Eibach Sway Bars: Quick Tune Guide
So you’ve picked up your new Eibach springs; what’s the next step? Upgrading your Anti-Roll Bars gives you the flexibility to fine tune specific handling characteristics of your vehicle. Let’s elaborate on what these characteristics are and how they affect the vehicle.
Each driver has their own preference on how their car reacts when taken to its limits. As a manufacturer, we engineer our ANTI-ROLL-KITs to work in conjunction with the PRO-KIT or SPORTLINE springs to deliver a balanced system that reduces body roll while improving cornering stability and grip. Whenever possible, Eibach ANTI-ROLL-BARs are designed with varying levels of adjustability that can change the spring rate of the bar, allowing you to fine tune how the vehicle is balanced by adjusting the amount of oversteer or understeer.
Understeer (also known as pushing or plowing) is when the steering input (at the steering wheel) has less effect than desired on the direction the car is turning. Most vehicle manufacturers design the car to exhibit understeer at the limit of adhesion. Too much understeer will cause a vehicle to “push” the nose forward and direct any impact to the front of the vehicle. This is the safest way for the car to lose control.
Oversteer (also known as power sliding or drifting) is the opposite, where the vehicle is turning more than the intended amount of steering input. Too much oversteer can cause the rear of the vehicle to lose all traction and go into a spin.

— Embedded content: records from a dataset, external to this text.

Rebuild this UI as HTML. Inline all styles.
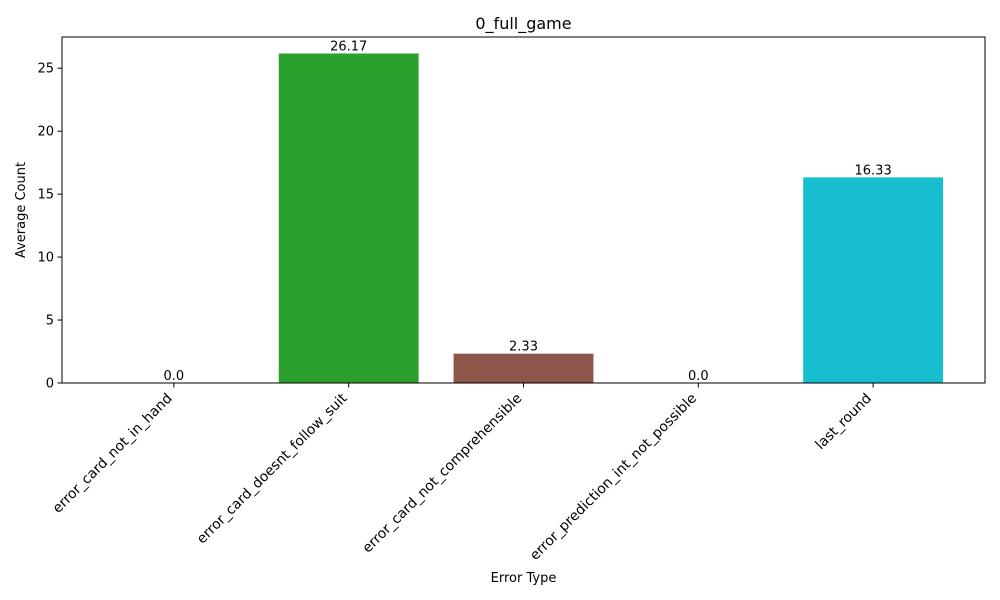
<!DOCTYPE html>
<html><head><meta charset="utf-8"><style>body{margin:0;background:#fff}svg{display:block;font-family:"DejaVu Sans","Liberation Sans",sans-serif}</style></head>
<body>
<svg id="chart" width="1000" height="600"></svg>
<script>
const categories=["error_card_not_in_hand","error_card_doesnt_follow_suit","error_card_not_comprehensible","error_prediction_int_not_possible","last_round"];
const values=[0.0,26.17,2.33,0.0,16.33];
const labels=["0.0","26.17","2.33","0.0","16.33"];
const colors=["#1f77b4","#2ca02c","#8c564b","#e377c2","#17becf"];
const yTicks=[0,5,10,15,20,25];
const NS="http://www.w3.org/2000/svg";
const svg=document.getElementById("chart");
const L=62,R=985,T=37,B=383;
const yMax=Math.max(...values)*1.05;
const xMin=-0.64,xMax=categories.length-1+0.64;
const x=v=>L+(v-xMin)/(xMax-xMin)*(R-L);
const y=v=>B-v/yMax*(B-T);
function mk(tag,attrs,parent){const e=document.createElementNS(NS,tag);for(const k in attrs)e.setAttribute(k,attrs[k]);(parent||svg).appendChild(e);return e;}
const bw=(x(0.8)-x(0));
values.forEach((v,i)=>{
 const r=mk("rect",{x:x(i)-bw/2,y:y(v),width:bw,height:B-y(v),fill:colors[i]});
 
 
 const t=mk("text",{x:x(i),y:y(v)-3,"text-anchor":"middle","font-size":"13"});t.textContent=labels[i];
 
 
 mk("line",{x1:x(i),x2:x(i),y1:B,y2:B+4.5,stroke:"#000","stroke-width":1});
 const xl=mk("text",{transform:`translate(${x(i)-1},${B+16}) rotate(-45)`,"text-anchor":"end","font-size":"13.9"});xl.textContent=categories[i];
 
 
});
yTicks.forEach(v=>{
 mk("line",{x1:L-4.5,x2:L,y1:y(v),y2:y(v),stroke:"#000","stroke-width":1});
 const t=mk("text",{x:L-8,y:y(v)+4.5,"text-anchor":"end","font-size":"13"});t.textContent=v;
 
 
});
const fr=mk("rect",{x:L,y:T,width:R-L,height:B-T,fill:"none",stroke:"#000","stroke-width":1});


const ti=mk("text",{x:(L+R)/2,y:29,"text-anchor":"middle","font-size":"16"});ti.textContent="0_full_game";


const xt=mk("text",{x:(L+R)/2,y:582,"text-anchor":"middle","font-size":"13"});xt.textContent="Error Type";


const yt=mk("text",{transform:`translate(25,${(T+B)/2}) rotate(-90)`,"text-anchor":"middle","font-size":"13"});yt.textContent="Average Count";


</script>
</body></html>
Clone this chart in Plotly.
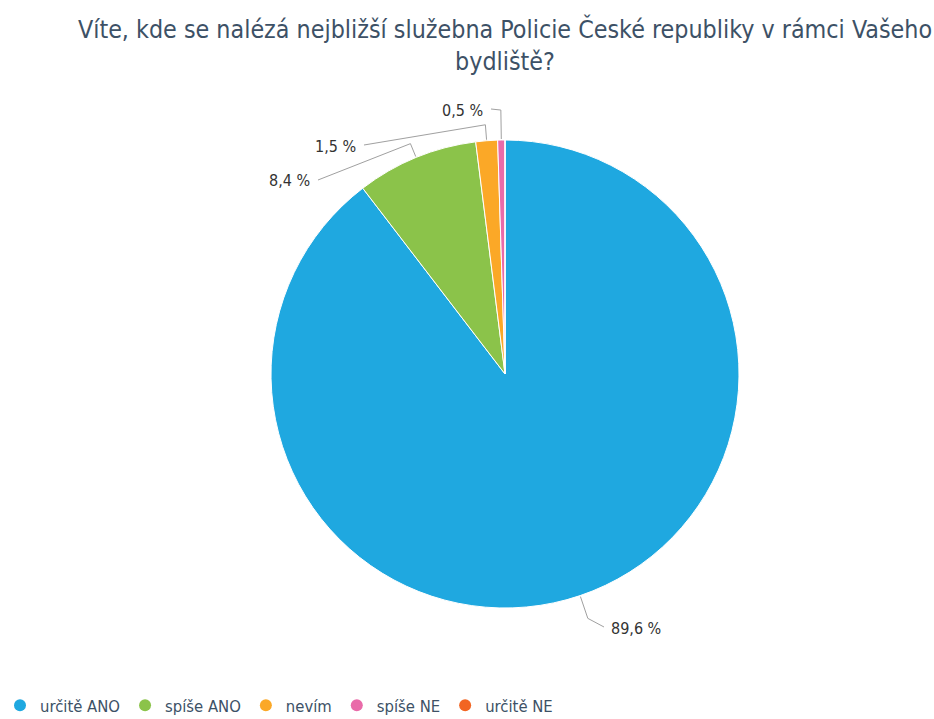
import math
import plotly.graph_objects as go

# ---- data ----
categories = ["určitě ANO", "spíše ANO", "nevím", "spíše NE", "určitě NE"]
values = [89.6, 8.4, 1.5, 0.5, 0.0]
colors = ["#1fa8e0", "#8bc34a", "#fba827", "#e96ba9", "#f26522"]
title_text = "Víte, kde se nalézá nejbližší služebna Policie České republiky v rámci Vašeho<br>bydliště?"

# ---- layout constants (pixels) ----
W, H = 934, 719
CX, CY, R = 505, 374, 234
FONT = "DejaVu Sans Condensed, DejaVu Sans, sans-serif"

# label styling: radial extension of leader, label anchor (px), side
label_style = [
    dict(ext=24, lx=609, ly=628, anchor="left"),
    dict(ext=15, lx=312, ly=181, anchor="right"),
    dict(ext=16, lx=358, ly=146, anchor="right"),
    dict(ext=30, lx=485, ly=110, anchor="right"),
    None,
]


def px(x, y):
    return x / W, 1 - y / H


fig = go.Figure()
fig.add_trace(go.Pie(
    labels=categories,
    values=values,
    sort=False,
    direction="clockwise",
    rotation=0,
    marker=dict(colors=colors, line=dict(color="white", width=1)),
    textinfo="none",
    hoverinfo="label+percent",
    showlegend=False,
    domain=dict(x=[(CX - R) / W, (CX + R) / W], y=[1 - (CY + R) / H, 1 - (CY - R) / H]),
))

# legend entries with circular markers
for name, col in zip(categories, colors):
    fig.add_trace(go.Scatter(x=[None], y=[None], mode="markers", name=name,
                             marker=dict(symbol="circle", size=13, color=col)))

total = sum(values)
cum = 0.0
shapes = []
annotations = []
for v, st in zip(values, label_style):
    mid = (cum + v / 2) / total * 2 * math.pi
    cum += v
    if st is None or v <= 0:
        continue
    dx, dy = math.sin(mid), -math.cos(mid)
    ex, ey = CX + (R + 1) * dx, CY + (R + 1) * dy
    bx, by = CX + (R + st["ext"]) * dx, CY + (R + st["ext"]) * dy
    endx = st["lx"] - 5 if st["anchor"] == "left" else st["lx"] + 6
    endy = st["ly"] - 1
    pts = [px(ex, ey), px(bx, by), px(endx, endy)]
    path = "M {:.5f},{:.5f} L {:.5f},{:.5f} L {:.5f},{:.5f}".format(
        pts[0][0], pts[0][1], pts[1][0], pts[1][1], pts[2][0], pts[2][1])
    shapes.append(dict(type="path", path=path, xref="paper", yref="paper",
                       line=dict(color="#a0a0a0", width=1)))
    lxp, lyp = px(st["lx"], st["ly"])
    annotations.append(dict(x=lxp, y=lyp, xref="paper", yref="paper",
                            text=("%.1f" % v).replace(".", ",") + " %",
                            showarrow=False, xanchor=st["anchor"], yanchor="middle",
                            font=dict(family=FONT, size=16, color="#333333")))

fig.update_layout(
    width=W, height=H,
    margin=dict(l=0, r=0, t=0, b=0, autoexpand=False),
    paper_bgcolor="white", plot_bgcolor="white",
    title=dict(text=title_text, x=CX / W, xanchor="center", y=1 - 38 / H, yanchor="top",
               font=dict(family=FONT, size=24.8, color="#3d5166")),
    xaxis=dict(visible=False), yaxis=dict(visible=False),
    legend=dict(orientation="h", x=0, xanchor="left", y=-4 / H, yanchor="bottom",
                font=dict(family=FONT, size=16.5, color="#3d5166"),
                itemsizing="constant", traceorder="normal"),
    shapes=shapes,
    annotations=annotations,
)

fig.write_html("out.html", config={"displayModeBar": False},
               post_script="document.body.style.margin='0px';")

When making adjustments, it's important to remember that the higher spring rate of the bar, the less compliance there will be in the suspension, which alters the cornering balance of the vehicle. This can be a desired effect depending on drivetrain configuration. Front wheel drive cars are prone to understeer. This is due to the front tires overworking the drive wheels and the steer wheels at the same time. Increasing the rear anti-roll bar rate helps the balance of a front wheel drive vehicle. A rear wheel drive vehicle is more prone to oversteer from the rear drive wheels. A different rate front bar can balance a twitchy rear wheel drive car and give the driver more confidence in the turns.
Whether driving down some twisty mountain roads or through the corkscrew at Laguna Seca, upgrading your anti-roll bars will transform your vehicle into a corner carving machine. Being able to adjust to specific track conditions is what sets the prepared racer apart from their competitors.